▼▼▼
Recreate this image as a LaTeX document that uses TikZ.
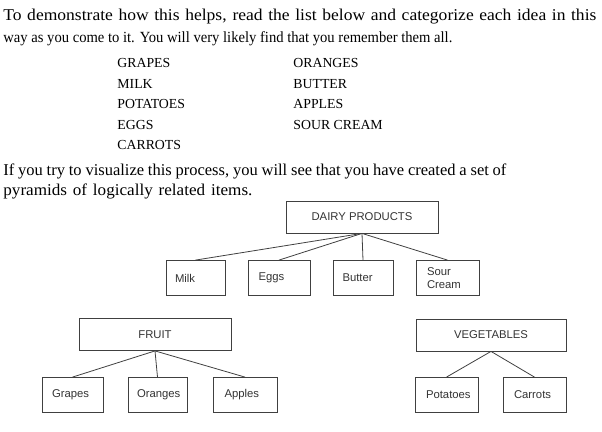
\documentclass[tikz,border=0pt]{standalone}
\usepackage{fontspec}
\usepackage{graphicx}
\setmainfont{Liberation Serif}
\newfontfamily\boxfont{Liberation Sans}
\begin{document}
\begin{tikzpicture}[x=1pt,y=-1pt,draw=black!75,line width=0.8pt]
    \tikzstyle{textline}=[anchor=base west,inner sep=0pt,font=\fontsize{16.5}{20}\selectfont]
    \tikzstyle{listitem}=[anchor=base west,inner sep=0pt,font=\fontsize{13.8}{16}\selectfont]
    \tikzstyle{box}=[rectangle,draw,inner sep=0pt,text=black!80,font=\boxfont\fontsize{11.3}{13}\selectfont]
    \tikzstyle{group box}=[box,minimum width=152pt,minimum height=32pt]
    \tikzstyle{item box}=[box,minimum height=35pt,text width=41pt,align=left]

    \useasboundingbox (0,0) rectangle (602,431);

    % Draw the text above the pyramids
    \node[textline] (intro-1) at (3,20) {\resizebox{593pt}{\height}{\makebox[558pt][s]{To demonstrate how this helps, read the list below and categorize each idea in this}}};
    \node[textline, font=\fontsize{15.5}{20}\selectfont] (intro-2) at (3,42) {\resizebox{449pt}{\height}{way as you come to it. You will very likely find that you remember them all.}};
    \foreach \name / \txt / \y in {grapes/GRAPES/67, milk/MILK/88, potatoes/POTATOES/108, eggs/EGGS/129, carrots/CARROTS/149}
      \node[listitem] (list-\name) at (117,\y) {\txt};
    \foreach \name / \txt / \y in {oranges/ORANGES/67, butter/BUTTER/88, apples/APPLES/108, sour/SOUR CREAM/129}
      \node[listitem] (list-\name) at (293,\y) {\txt};
    \node[textline] (pyr-1) at (3,175) {\makebox[503pt][s]{If you try to visualize this process, you will see that you have created a set of}};
    \node[textline] (pyr-2) at (3,195) {\resizebox{249pt}{\height}{\makebox[240pt][s]{pyramids of logically related items.}}};

    % Draw the dairy pyramid
    \node[group box] (dairy) at (362,217) {DAIRY PRODUCTS};
    \foreach \name / \txt / \x / \w in {milk/Milk/195.5/59, eggs/Eggs/279/62, butter/Butter/363/60, sour/{Sour\\Cream}/447.5/63}
      \node[item box, minimum width=\w pt] (\name) at (\x,278) {\txt};

    % Draw the fruit pyramid
    \node[group box] (fruit) at (155,334.5) {FRUIT};
    \foreach \name / \txt / \x / \w in {grapes/Grapes/72.5/61, oranges/Oranges/157.5/59, apples/Apples/245/64}
      \node[item box, minimum width=\w pt] (\name) at (\x,395) {\txt};

    % Draw the vegetable pyramid
    \node[group box, minimum width=150pt] (veg) at (491,335) {VEGETABLES};
    \foreach \name / \txt / \x / \w in {potatoes/Potatoes/446.5/63, carrots/Carrots/534.5/63}
      \node[item box, minimum width=\w pt] (\name) at (\x,395) {\txt};

    \foreach \dest in {milk,eggs,butter,sour}
        \path (dairy.south) edge (\dest.north);
    \foreach \dest in {grapes,oranges,apples}
        \path (fruit.south) edge (\dest.north);
    \foreach \dest in {potatoes,carrots}
        \path (veg.south) edge (\dest.north);
\end{tikzpicture}
\end{document}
▲▲▲
WHAT IS EXPECTED
Pull out and copy each line containing the string "that".

WRITTEN SOLUTION
Recreate this image as a LaTeX document that uses TikZ.
    \node[textline, font=\fontsize{15.5}{20}\selectfont] (intro-2) at (3,42) {\resizebox{449pt}{\height}{way as you come to it. You will very likely find that you remember them all.}};
    \node[textline] (pyr-1) at (3,175) {\makebox[503pt][s]{If you try to visualize this process, you will see that you have created a set of}};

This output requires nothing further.